И еще одно доказательство, характеризующее экземпляр Петра Юринского как первичный по отношению к другим спискам "Летописца" 1679-1680 гг. В данной рукописи говорится о возведении в Устюге соборной церкви по приказу архиепископа Тихона "о двадцати стенах".23 О таком же количестве "стен" идет речь и во всех списках устюжской летописи начала XVI века (список Мациевича и так называемый "Архангелогородский летописец").26 Но во всех списках "Летописца" 1679-1680 гг., а также и "Летописца" 1746 г., этот собор был возведен "о двенадцати стенах".27 Правда, следует уточнить, что в экземпляре Петра Юринского на полях отмечено исправление количества "стен" на 12, причем замечено, что в тексте рукописи число двадцать записано прописью, а на полях в сноске сначала стояло буквенное обозначение цифры 20 (К), которое впоследствии тщательно было исправлено на 1в, что соответствует 12. С какой целью это было сделано, неизвестно. Но факт остается фактом.

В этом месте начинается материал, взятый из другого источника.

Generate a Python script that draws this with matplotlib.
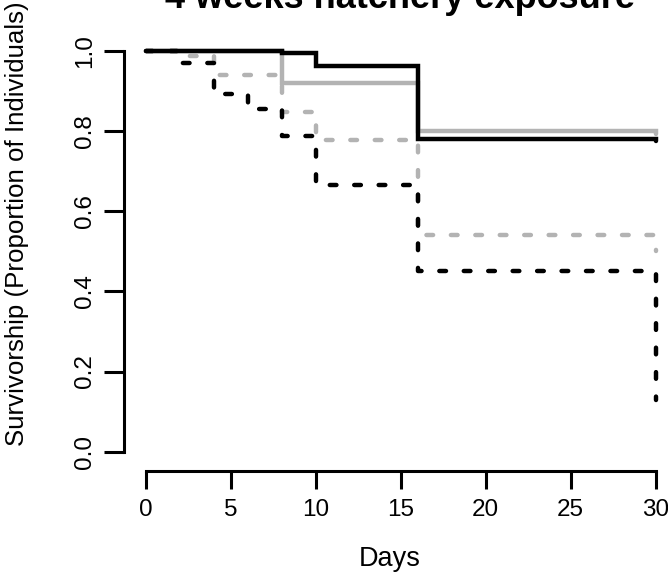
import numpy as np
import matplotlib
matplotlib.use("Agg")
import matplotlib.pyplot as plt

plt.rcParams['font.family'] = ['Liberation Sans', 'DejaVu Sans']

# Kaplan-Meier style survivorship curves
days_solid_black = [0, 8, 10, 16, 30]
surv_solid_black = [1.0, 0.994, 0.963, 0.781, 0.775]

days_solid_grey = [0, 8, 16, 30]
surv_solid_grey = [1.0, 0.921, 0.800, 0.792]

days_dash_grey = [0, 2, 4, 8, 10, 16, 30]
surv_dash_grey = [1.0, 0.987, 0.941, 0.848, 0.777, 0.540, 0.50]

days_dash_black = [0, 2, 4, 6, 8, 10, 16, 30]
surv_dash_black = [1.0, 0.971, 0.892, 0.856, 0.787, 0.665, 0.451, 0.13]

x_ticks = [0, 5, 10, 15, 20, 25, 30]
y_ticks = [0.0, 0.2, 0.4, 0.6, 0.8, 1.0]

W, H = 668, 573
fig = plt.figure(figsize=(W / 100, H / 100), dpi=100)

# axes placed in pixel terms
left, right, top, bottom = 124, 668, 32, 471
ax = fig.add_axes([left / W, 1 - bottom / H, (right - left) / W, (bottom - top) / H])

px_day = (655.5 - 145.7) / 30
px_unit = 451.7 - 51
ax.set_xlim(-(145.7 - left) / px_day, (right - 145.7) / px_day)
ax.set_ylim(-(bottom - 451.7) / px_unit, 1 + (51 - top) / px_unit)

grey = '#b3b3b3'
lw = 3.2
dash = (0, (1.5, 4.0))

ax.step(days_solid_grey, surv_solid_grey, where='post', color=grey, lw=lw,
        solid_joinstyle='miter', solid_capstyle='round')
ax.step(days_dash_grey, surv_dash_grey, where='post', color=grey, lw=lw,
        linestyle=dash, dash_capstyle='round')
ax.step(days_dash_black, surv_dash_black, where='post', color='black', lw=lw,
        linestyle=dash, dash_capstyle='round')
ax.step(days_solid_black, surv_solid_black, where='post', color='black', lw=lw,
        solid_joinstyle='miter', solid_capstyle='round')

for s in ['top', 'right']:
    ax.spines[s].set_visible(False)
ax.spines['left'].set_bounds(0, 1)
ax.spines['bottom'].set_bounds(0, 30)
for s in ['left', 'bottom']:
    ax.spines[s].set_linewidth(2.2)

ax.set_xticks(x_ticks)
ax.set_yticks(y_ticks)
ax.set_yticklabels([f'{v:.1f}' for v in y_ticks], rotation=90, va='center')
ax.tick_params(axis='x', length=13, width=2.2, labelsize=17.5, pad=7)
ax.tick_params(axis='y', length=14.4, width=2.2, labelsize=17.5, pad=6)

fig.text(17 / W, 1 - 224 / H, 'Survivorship (Proportion of Individuals)',
         rotation=90, ha='center', va='center', fontsize=18.6)
fig.text(390 / W, 1 - 566 / H, 'Days', ha='center', va='baseline', fontsize=19.5)
fig.text(400 / W, 1 - 7.5 / H, '4 weeks hatchery exposure', ha='center',
         va='baseline', fontsize=26, fontweight='bold')

fig.savefig('out.png', dpi=100)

Близость рукописного экземпляра Петра Юринского к источнику, а основным источником, предположительно, служила Устюжская летопись первой четверти XVI века, известная по списку Мациевича, подтверждается еще одним, на первый взгляд незначительным примером. В списке Мациевича новгородский воевода Василий Васильевич Шуйский - Гребенка, участник сражения новгородцев с устюжанами на речке Шиленге в 1471, записан как "Шуской 28. Под такой же фамилией "Шуской" 29 встречается он и на страницах рукописи, принадлежавшей Петру Юринскому. Во всех Других известных нам списках она читается как "Шуйский".30 Таким образом, одна и та же. ошибка встретилась только в "Летописце Петра Юринского" и в тексте списка Мациевича, что говорит само за себя.

Свидетельством более раннего появления данной рукописи может послужить также выявление неточностей из текстов списков начала XVIII века "Летописца" 1679-1680 годов, при сопоставлении их с текстом "Летописца Петра Юринского".

Уже в самом предисловии этого. "Летописца" встречаются значительные расхождения со списками ГИМ -V, ГПБ -I и ЦГАДА. Так, по "Летописцу Петра Юринского" читаем:"...и старобытность градоначальная от писания познавается. А в том познании бог прославляется зиждитель всяческих. Повелением своим строя и царство от царства переходит и град града славнейши бывает и славящих его прославляет".31 В печатном же тексте (по ГИМ -V) идет сокращенный вариант, причем пропущена целая фраза, в результате чего смысл меняется:"...и старобытность градоначальная от писания прославляетца зиждитель всяческих повелением своим строяли царство от царства переходит и град от града славнейший бывает и славящих его прославляет". 32 Такой же текст и у двух других списков "Летописца"1679-1680 годов. Поэтому можно предположить, что переписчики просто сократили немного текст, не изменяя основного смысла предисловия, убрав целую фразу "познавается. А в том познании бог", так как здесь следует лишь уточнение, и это, по-видимому, было позволительно при переписке рукописей.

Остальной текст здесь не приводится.